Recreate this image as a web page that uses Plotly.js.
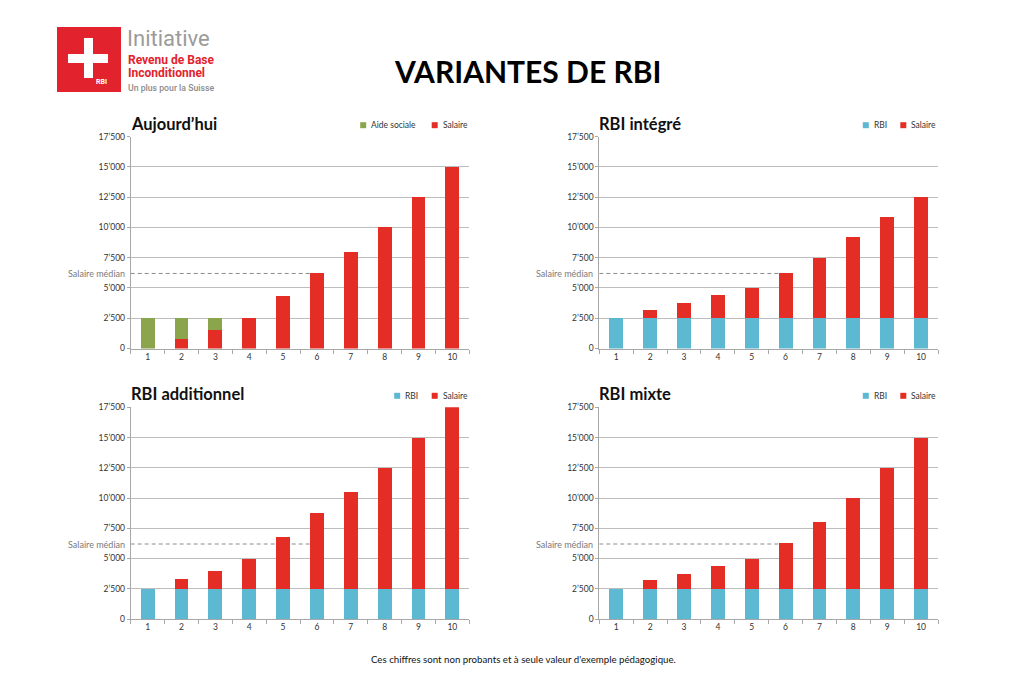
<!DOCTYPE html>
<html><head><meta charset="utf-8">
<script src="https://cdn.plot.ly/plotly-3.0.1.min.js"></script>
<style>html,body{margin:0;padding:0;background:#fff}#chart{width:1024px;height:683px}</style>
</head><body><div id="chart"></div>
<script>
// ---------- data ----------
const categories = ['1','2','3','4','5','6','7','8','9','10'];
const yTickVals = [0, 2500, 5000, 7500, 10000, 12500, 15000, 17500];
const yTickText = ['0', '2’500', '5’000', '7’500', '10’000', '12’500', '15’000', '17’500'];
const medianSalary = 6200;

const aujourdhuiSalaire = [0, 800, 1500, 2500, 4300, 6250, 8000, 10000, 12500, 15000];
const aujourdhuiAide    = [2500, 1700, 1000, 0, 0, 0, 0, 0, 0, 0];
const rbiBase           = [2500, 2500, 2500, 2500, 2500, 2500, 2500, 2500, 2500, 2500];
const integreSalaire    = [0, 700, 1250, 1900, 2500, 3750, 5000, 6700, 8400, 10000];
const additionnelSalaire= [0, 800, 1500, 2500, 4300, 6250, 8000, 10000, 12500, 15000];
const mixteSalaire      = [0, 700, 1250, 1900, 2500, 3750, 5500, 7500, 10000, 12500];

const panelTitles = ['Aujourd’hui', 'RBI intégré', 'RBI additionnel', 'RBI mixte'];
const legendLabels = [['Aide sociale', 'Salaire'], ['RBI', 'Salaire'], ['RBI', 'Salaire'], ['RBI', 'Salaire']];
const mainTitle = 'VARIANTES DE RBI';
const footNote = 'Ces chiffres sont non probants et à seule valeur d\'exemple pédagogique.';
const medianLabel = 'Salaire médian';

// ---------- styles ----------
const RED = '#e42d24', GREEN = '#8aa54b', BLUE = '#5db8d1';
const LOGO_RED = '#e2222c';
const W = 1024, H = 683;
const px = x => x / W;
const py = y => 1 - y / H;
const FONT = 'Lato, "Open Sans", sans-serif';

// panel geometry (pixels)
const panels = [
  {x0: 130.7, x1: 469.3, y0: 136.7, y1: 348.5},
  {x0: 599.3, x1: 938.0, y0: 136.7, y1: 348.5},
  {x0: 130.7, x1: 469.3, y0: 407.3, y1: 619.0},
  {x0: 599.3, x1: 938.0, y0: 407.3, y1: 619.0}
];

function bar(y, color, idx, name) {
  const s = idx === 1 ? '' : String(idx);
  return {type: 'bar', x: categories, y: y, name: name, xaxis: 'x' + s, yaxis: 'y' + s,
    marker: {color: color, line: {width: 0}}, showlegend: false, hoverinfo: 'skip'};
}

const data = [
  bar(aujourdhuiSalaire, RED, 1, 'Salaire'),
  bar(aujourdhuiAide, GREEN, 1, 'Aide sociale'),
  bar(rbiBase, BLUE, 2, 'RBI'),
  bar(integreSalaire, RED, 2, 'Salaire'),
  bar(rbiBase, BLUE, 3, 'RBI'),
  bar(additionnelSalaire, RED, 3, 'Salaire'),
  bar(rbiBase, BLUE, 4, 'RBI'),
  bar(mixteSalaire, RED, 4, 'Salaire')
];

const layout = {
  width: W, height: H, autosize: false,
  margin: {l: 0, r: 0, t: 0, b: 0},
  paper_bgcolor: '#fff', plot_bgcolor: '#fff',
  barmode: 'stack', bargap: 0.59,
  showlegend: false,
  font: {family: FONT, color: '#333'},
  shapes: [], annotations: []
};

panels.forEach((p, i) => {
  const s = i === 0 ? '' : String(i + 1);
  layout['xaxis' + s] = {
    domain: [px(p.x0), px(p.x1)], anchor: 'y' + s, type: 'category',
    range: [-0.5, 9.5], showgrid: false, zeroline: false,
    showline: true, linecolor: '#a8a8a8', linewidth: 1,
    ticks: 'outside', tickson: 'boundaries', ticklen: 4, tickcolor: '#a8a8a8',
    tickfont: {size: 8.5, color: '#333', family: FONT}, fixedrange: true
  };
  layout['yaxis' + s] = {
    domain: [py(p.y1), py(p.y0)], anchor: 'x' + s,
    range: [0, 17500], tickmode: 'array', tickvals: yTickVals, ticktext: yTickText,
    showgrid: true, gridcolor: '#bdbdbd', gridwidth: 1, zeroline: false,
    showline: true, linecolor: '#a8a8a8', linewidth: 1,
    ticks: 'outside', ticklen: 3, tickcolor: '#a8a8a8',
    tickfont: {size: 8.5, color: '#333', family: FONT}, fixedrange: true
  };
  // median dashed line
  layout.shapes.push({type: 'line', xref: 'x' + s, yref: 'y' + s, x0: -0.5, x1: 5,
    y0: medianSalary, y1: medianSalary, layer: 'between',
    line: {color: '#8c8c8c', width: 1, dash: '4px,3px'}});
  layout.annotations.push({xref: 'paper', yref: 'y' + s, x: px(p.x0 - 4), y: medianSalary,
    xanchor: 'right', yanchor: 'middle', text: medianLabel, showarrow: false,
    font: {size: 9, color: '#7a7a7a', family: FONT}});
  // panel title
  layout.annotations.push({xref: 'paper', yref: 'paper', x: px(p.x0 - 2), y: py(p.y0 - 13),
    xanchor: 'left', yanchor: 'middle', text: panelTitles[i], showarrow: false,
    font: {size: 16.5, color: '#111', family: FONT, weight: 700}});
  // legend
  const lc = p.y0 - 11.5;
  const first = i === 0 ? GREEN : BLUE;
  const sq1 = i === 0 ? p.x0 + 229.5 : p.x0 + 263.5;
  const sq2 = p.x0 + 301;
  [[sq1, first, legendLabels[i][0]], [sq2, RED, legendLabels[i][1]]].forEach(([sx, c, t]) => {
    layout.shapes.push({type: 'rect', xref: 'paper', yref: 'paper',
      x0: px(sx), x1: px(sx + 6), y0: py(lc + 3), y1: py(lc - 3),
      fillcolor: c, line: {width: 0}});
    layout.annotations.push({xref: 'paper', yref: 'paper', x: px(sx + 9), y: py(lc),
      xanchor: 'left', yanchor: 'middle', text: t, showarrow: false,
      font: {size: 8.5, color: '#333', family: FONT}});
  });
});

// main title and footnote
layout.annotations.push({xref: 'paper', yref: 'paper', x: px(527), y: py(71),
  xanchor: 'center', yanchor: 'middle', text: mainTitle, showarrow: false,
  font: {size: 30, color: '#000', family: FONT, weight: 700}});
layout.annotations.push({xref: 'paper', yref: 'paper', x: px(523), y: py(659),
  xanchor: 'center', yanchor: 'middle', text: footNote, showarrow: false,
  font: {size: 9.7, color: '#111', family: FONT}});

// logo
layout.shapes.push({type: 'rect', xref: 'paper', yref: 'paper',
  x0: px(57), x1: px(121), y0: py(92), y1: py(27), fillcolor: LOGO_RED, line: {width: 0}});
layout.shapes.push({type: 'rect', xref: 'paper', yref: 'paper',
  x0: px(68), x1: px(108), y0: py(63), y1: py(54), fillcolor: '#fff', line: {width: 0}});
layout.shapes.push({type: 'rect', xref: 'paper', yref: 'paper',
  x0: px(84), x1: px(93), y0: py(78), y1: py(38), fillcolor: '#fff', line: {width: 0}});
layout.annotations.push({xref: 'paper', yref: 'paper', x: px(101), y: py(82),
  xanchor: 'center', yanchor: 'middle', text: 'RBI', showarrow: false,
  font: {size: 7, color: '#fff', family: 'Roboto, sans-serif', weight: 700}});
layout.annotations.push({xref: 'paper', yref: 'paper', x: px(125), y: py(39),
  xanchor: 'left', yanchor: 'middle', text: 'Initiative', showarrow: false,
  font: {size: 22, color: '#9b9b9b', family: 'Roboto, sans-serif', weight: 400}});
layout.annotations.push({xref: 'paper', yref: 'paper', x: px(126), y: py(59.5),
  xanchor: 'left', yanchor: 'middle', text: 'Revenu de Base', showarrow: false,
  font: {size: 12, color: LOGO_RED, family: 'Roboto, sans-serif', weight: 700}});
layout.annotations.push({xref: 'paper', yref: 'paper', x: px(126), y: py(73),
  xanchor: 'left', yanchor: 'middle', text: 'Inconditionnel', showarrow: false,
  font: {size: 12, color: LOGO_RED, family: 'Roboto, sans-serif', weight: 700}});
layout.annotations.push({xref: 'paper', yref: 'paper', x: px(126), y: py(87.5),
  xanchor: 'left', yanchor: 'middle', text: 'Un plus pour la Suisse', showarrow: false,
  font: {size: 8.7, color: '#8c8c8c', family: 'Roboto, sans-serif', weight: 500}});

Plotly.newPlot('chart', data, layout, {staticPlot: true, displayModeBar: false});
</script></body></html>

To be done:
Pictures are excluded; extract exactly the lines from the start of the data through the line that holds "const medianSalary = 6200;", both ends included.

Complete answer:
Recreate this image as a web page that uses Plotly.js.
<!DOCTYPE html>
<html><head><meta charset="utf-8">
<script src="https://cdn.plot.ly/plotly-3.0.1.min.js"></script>
<style>html,body{margin:0;padding:0;background:#fff}#chart{width:1024px;height:683px}</style>
</head><body><div id="chart"></div>
<script>
// ---------- data ----------
const categories = ['1','2','3','4','5','6','7','8','9','10'];
const yTickVals = [0, 2500, 5000, 7500, 10000, 12500, 15000, 17500];
const yTickText = ['0', '2’500', '5’000', '7’500', '10’000', '12’500', '15’000', '17’500'];
const medianSalary = 6200;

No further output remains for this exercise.